Computerworld

Experts split over idle fibre

Fibre cables everywhere but will it be used for the NBN?

Analysts have locked horns over the need for Telstra's dark fibre to be integrated into the government's $10 billion National Broadband Network (NBN).

Telstra, which was locked-out of the NBN tender process late last year, has long claimed it is the only telco capable of deploying the network adequately.

Dark fibre is a reference to optic cables that are deployed but not yet switched on by service providers.

Local telecommunications analyst Paul Budde said the government will need to cleave Telstra into separate wholesale and retail entities, despite its ejection from the NBN process, to make the fibre available to competitors.

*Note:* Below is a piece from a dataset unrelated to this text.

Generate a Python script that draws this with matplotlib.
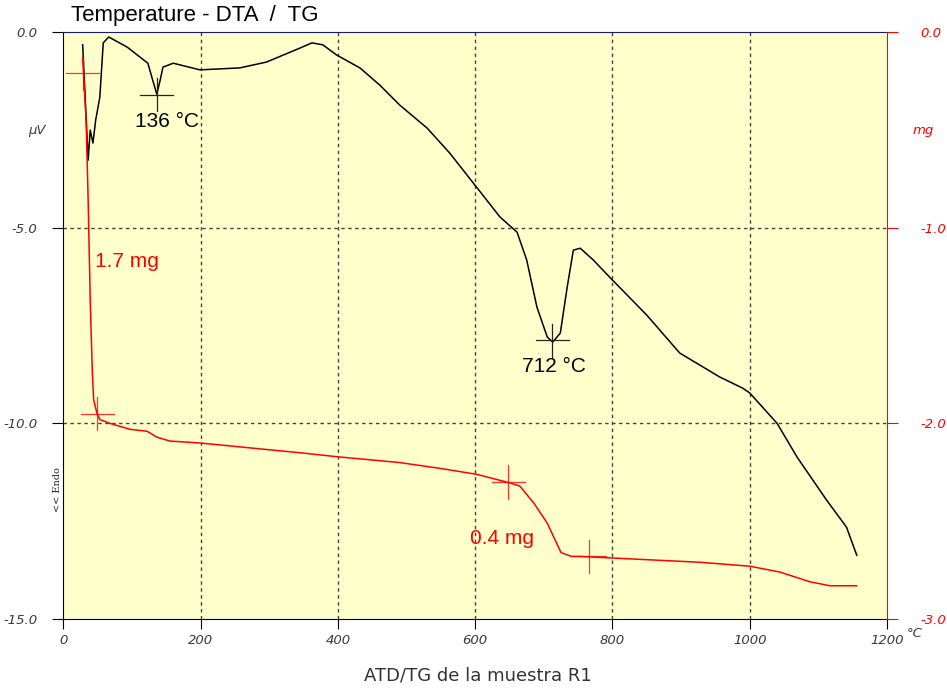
import numpy as np
import matplotlib.pyplot as plt

# DTA curve (black, left axis, µV)
dta_T = [28, 36, 39, 43, 47, 53, 58, 66, 93, 123, 130, 136, 141, 145, 160, 199, 257,
         296, 345, 362, 378, 398, 432, 461, 490, 530, 563, 602, 636, 661, 675, 690,
         705, 713, 724, 734, 743, 753, 772, 797, 850, 898, 956, 990, 1000, 1040, 1069,
         1112, 1141, 1156]
dta_uv = [-0.32, -3.27, -2.50, -2.83, -2.24, -1.66, -0.27, -0.12, -0.38, -0.79, -1.22,
          -1.58, -1.22, -0.89, -0.79, -0.96, -0.91, -0.76, -0.40, -0.27, -0.32, -0.58,
          -0.91, -1.35, -1.86, -2.45, -3.09, -3.96, -4.72, -5.11, -5.82, -7.03, -7.79,
          -7.92, -7.69, -6.52, -5.57, -5.52, -5.82, -6.28, -7.23, -8.20, -8.81, -9.10,
          -9.22, -10.00, -10.86, -11.96, -12.65, -13.37]

# TG curve (red, right axis, mg)
tg_T = [28, 33, 36, 39, 42, 44, 49, 53, 68, 97, 122, 136, 155, 199, 345, 398, 490,
        549, 602, 646, 665, 686, 705, 725, 740, 753, 811, 928, 1000, 1044, 1088, 1117,
        1156]
tg_mg = [-0.13, -0.45, -0.86, -1.37, -1.73, -1.88, -1.95, -1.98, -2.00, -2.03, -2.04,
         -2.07, -2.09, -2.10, -2.15, -2.17, -2.20, -2.23, -2.26, -2.30, -2.32, -2.41,
         -2.51, -2.66, -2.68, -2.68, -2.69, -2.71, -2.73, -2.76, -2.81, -2.83, -2.83]

# peak marks and mass loss marks
peak_T = [136, 712]
peak_uv = [-1.60, -7.87]
peak_txt = ["136 °C", "712 °C"]
peak_dx = [15, 3]
step_T = [28, 49, 648, 766]
step_mg = [-0.21, -1.95, -2.30, -2.68]
loss_txt = ["1.7 mg", "0.4 mg"]
loss_pos = [(46, -1.17), (592, -2.59)]

xticks = [0, 200, 400, 600, 800, 1000, 1200]
yticks_uv = [0.0, -5.0, -10.0, -15.0]
yticks_mg = [0.0, -1.0, -2.0, -3.0]

gray = "#3a3a3a"
tickfont = dict(family="DejaVu Sans", style="italic", size=9.5)

fig = plt.figure(figsize=(9.47, 6.89), dpi=100)
ax = fig.add_axes([0.067, 0.1016, 0.8696, 0.8515])
ax.set_facecolor("#ffffcc")
ax.set_xlim(0, 1200)
ax.set_ylim(-15, 0)

for t in xticks[1:-1]:
    ax.axvline(t, color="#444444", lw=1, ls=(0, (2.5, 2.5)), zorder=1)
for v in yticks_uv[1:-1]:
    ax.axhline(v, color="#444444", lw=1, ls=(0, (2.5, 2.5)), zorder=1)

ax.plot(dta_T, dta_uv, color="black", lw=1.1, zorder=3)

# black crosses at peaks
for t, v, s, dx in zip(peak_T, peak_uv, peak_txt, peak_dx):
    ax.plot([t - 24, t + 24], [v, v], color="#222222", lw=0.9, zorder=3)
    ax.plot([t, t], [v - 0.42, v + 0.42], color="#222222", lw=0.9, zorder=3)
    ax.text(t + dx, v - 0.68, s, ha="center", va="center", fontsize=15,
            family="Liberation Sans", color="black")

ax.set_xticks(xticks)
ax.set_yticks(yticks_uv)
ax.set_xticklabels([str(t) for t in xticks], **tickfont, color=gray)
ax.set_yticklabels([f"{v:.1f}" for v in yticks_uv], **tickfont, color=gray)
ax.tick_params(axis="y", direction="out", length=8, pad=11, color="black")
ax.tick_params(axis="x", direction="out", length=7, pad=4, color="black")
ax.spines["top"].set_color("#1a1a80")
ax.spines["right"].set_visible(False)

ax2 = ax.twinx()
ax2.set_ylim(-3, 0)
ax2.plot(tg_T, tg_mg, color="red", lw=1.1, zorder=3)
for t, v in zip(step_T, step_mg):
    ax2.plot([t - 24, t + 24], [v, v], color="red", lw=0.9, alpha=0.8)
    ax2.plot([t, t], [v - 0.085, v + 0.085], color="red", lw=0.9, alpha=0.8)
for s, (t, v) in zip(loss_txt, loss_pos):
    ax2.text(t, v, s, ha="left", va="center", fontsize=15, family="Liberation Sans", color="red")
ax2.set_yticks(yticks_mg)
ax2.set_yticklabels([f"{v:.1f}" for v in yticks_mg], **tickfont, color="red")
ax2.tick_params(axis="y", direction="out", length=8, pad=16, color="red")
ax2.spines["right"].set_color("red")
ax2.spines["top"].set_visible(False)
ax2.spines["left"].set_visible(False)
ax2.spines["bottom"].set_visible(False)

fig.text(0.039, 0.811, "µV", ha="center", va="center", color=gray, **tickfont)
fig.text(0.975, 0.811, "mg", ha="center", va="center", color="red", **tickfont)
fig.text(0.966, 0.081, "°C", ha="center", va="center", color=gray, **tickfont)
fig.text(0.061, 0.289, "<< Endo", rotation=90, ha="center", va="center",
         fontsize=7, family="DejaVu Serif", color="#222222")
fig.text(0.075, 0.978, "Temperature - DTA  /  TG", ha="left", va="center",
         fontsize=16, family="Liberation Sans", color="black")
fig.text(0.505, 0.020, "ATD/TG de la muestra R1", ha="center", va="center",
         fontsize=13, family="DejaVu Sans", color="#333333")

fig.savefig("out.png", dpi=100, facecolor="white")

“They have 5000 fibre exchanges even in rural areas – somewhere between 50 to 80 percent is unavailable because there is no incentive to make it available on wholesale,” Budde said.

“It is more profitable to leave them unavailable or under-utilised &mdash I'm 80 percent sure the government will functionally separate Telstra to make use of the [dark] fibre because it does not make sense to overbuild, especially in the tight economic times.

“Separation will likely be slowed in parliament and through the courts by Telstra and [shadow communications minister] Nick Minchin will oppose separation but we are doing something for the next 25 years, so we now can't rush into a half-baked solution.”

Budde said the last-mile copper network will be sufficient for the next decade as fibre is pushed deeper into networks.

A prominent Sydney-based telecommunications analyst, who requested anonymity, labelled the comments hype and said many network operators have large amounts of idle fibre.

“It may well be that an operator will only [activate] fibre in a trench as it is needed,” he said.

“Telcos will put in enough fibre in trenches as they will need in the foreseeable future. Dark fibre isn't necessarily dark to lock-out competition, because it is expensive to activate it.”

“Telcos try not to break into fibre, so it is reasonable that it may bypass towns.”

He said it is unlikely that the idle capacity will be used for the NBN because dark fibre is excluded from wholesale regulations.

NBN bidders refused to comment whether Telstra's idle capacity should be used for the network, citing the government's gag order.

A Telstra spokesman said the size and locations of its dark fibre network is commercially sensitive and could not be disclosed.

CEO Sol Trujillo said last week in a presentation made at the Citigroup Entertainment, Media and Telecommunications conference in Phoenix Arizona, structural separation and sub-loop unbundling will create problems for the NBN operator.

“It imposes fragmentation of a network so that it creates all kinds of national security issues, it creates customer service issues where nobody has full line of site visibility to end problems and being able to resolve problems,” Trujillo said.

“Building Fibre-to-the-Node within the current RFP process was... a marginal case, and we're not prepared to destroy shareholder value by committing to potentially onerous conditions.”

Trujillo estimated Telstra's exclusion from the NBN will cost the company lose $1-$2 billion in future revenue.